Dr. Michelle Campos (Department of History), an Associate Professor studying the modern Middle East, used her 2016 Rothman Faculty Summer Fellowship to travel to Jerusalem and conduct research relating to her current book project, Unmixing the Holy City, and an accompanying multi-media GIS project, “Jerusalem 1905.” Taken together, these projects will constitute a book project that is supplemented by a digital interface highlighting the social history of Jerusalem and the lived experience of Jerusalemites around the turn of the twentieth century. While the book project takes a look at the fifty year transformation from mixed imperial city to colonial and national capital, the digital project aims to provide a microhistorical view of the city in a single year and to engage the public in a discussion about different claims over Jerusalem.

The Ottoman Census of 1905 shows that Jerusalem was a mixed city with clusters of certain demographics dependent upon the infrastructures that shaped the city. Dr. Campos aims to use the supplementary sources to rewrite traditionally silenced peoples back into the history and landscape and to uncover narratives and relationships that are missing from our current understanding of Jerusalem in 1905. Her work uses this census and the supplementary archival sources to investigate to what degree the Jerusalem of 1905 was culturally segregated or mixed.

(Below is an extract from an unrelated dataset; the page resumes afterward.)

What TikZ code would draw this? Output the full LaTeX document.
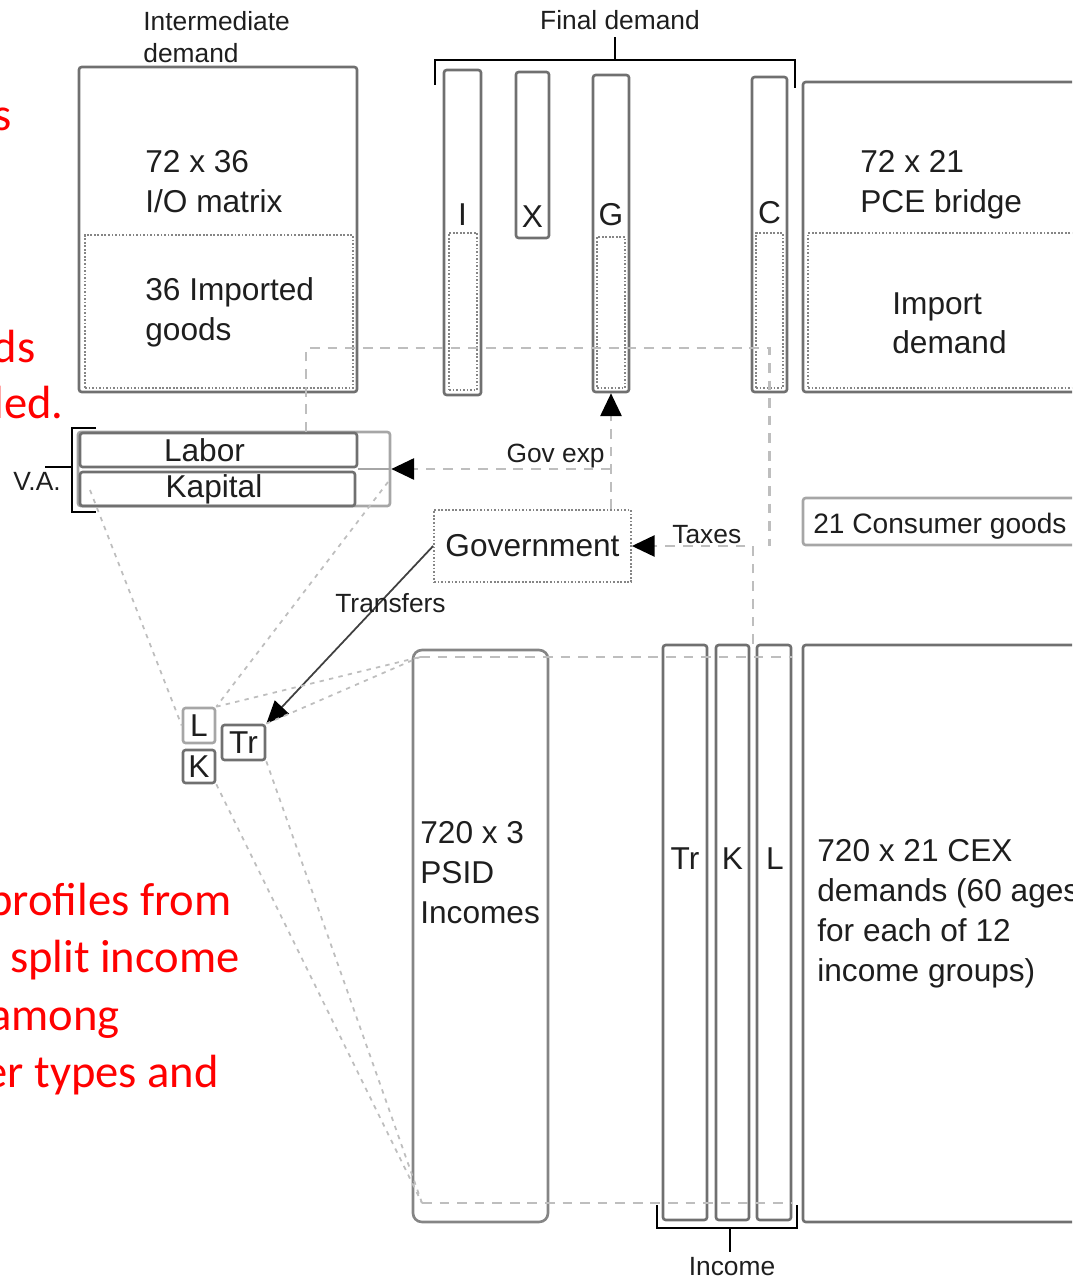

Dr. Campos’ project centers around the data provided by the 1905 Ottoman census; supplementary sources such as oral histories, memoirs, court records, newspaper reports, and marriage registries support this data by providing insight into the factors that contributed to the residential patterns displayed in the census. By adopting methodologies from a variety of disciplines, Dr. Campos will be able to capture geographically the ways in which Jerusalemites negotiated and experienced the space of the heterogeneous city and its urban social relationships. She addresses criticisms of GIS projects that claim that the platform is too positivist and quantitative, and does not allow for expertise in the subject matter to show through. Her work compensates for these limitations by adding a qualitative dimension to our understanding of the city; she begins with data and then illustrates and qualifies it with descriptions of lived experiences, cultural meanings, and social relationships. She will create a website that maps the census data in a way that shows inter-communal relationships and the different levels of urban integration and segregation present on the neighborhood, street, building, and household level.

Dr. Campos’ work sheds light on the shift from the religiously, ethnically, and socially mixed neighborhoods present in Jerusalem at the turn of the twentieth century to the segregated geography and segregated neighborhoods of modern Jerusalem. Her work reveals how these changes affected neighborhood residential patterns to help us understand the modern Middle East and other transformations within the city of Jerusalem as it evolved from a mixed to segregated city.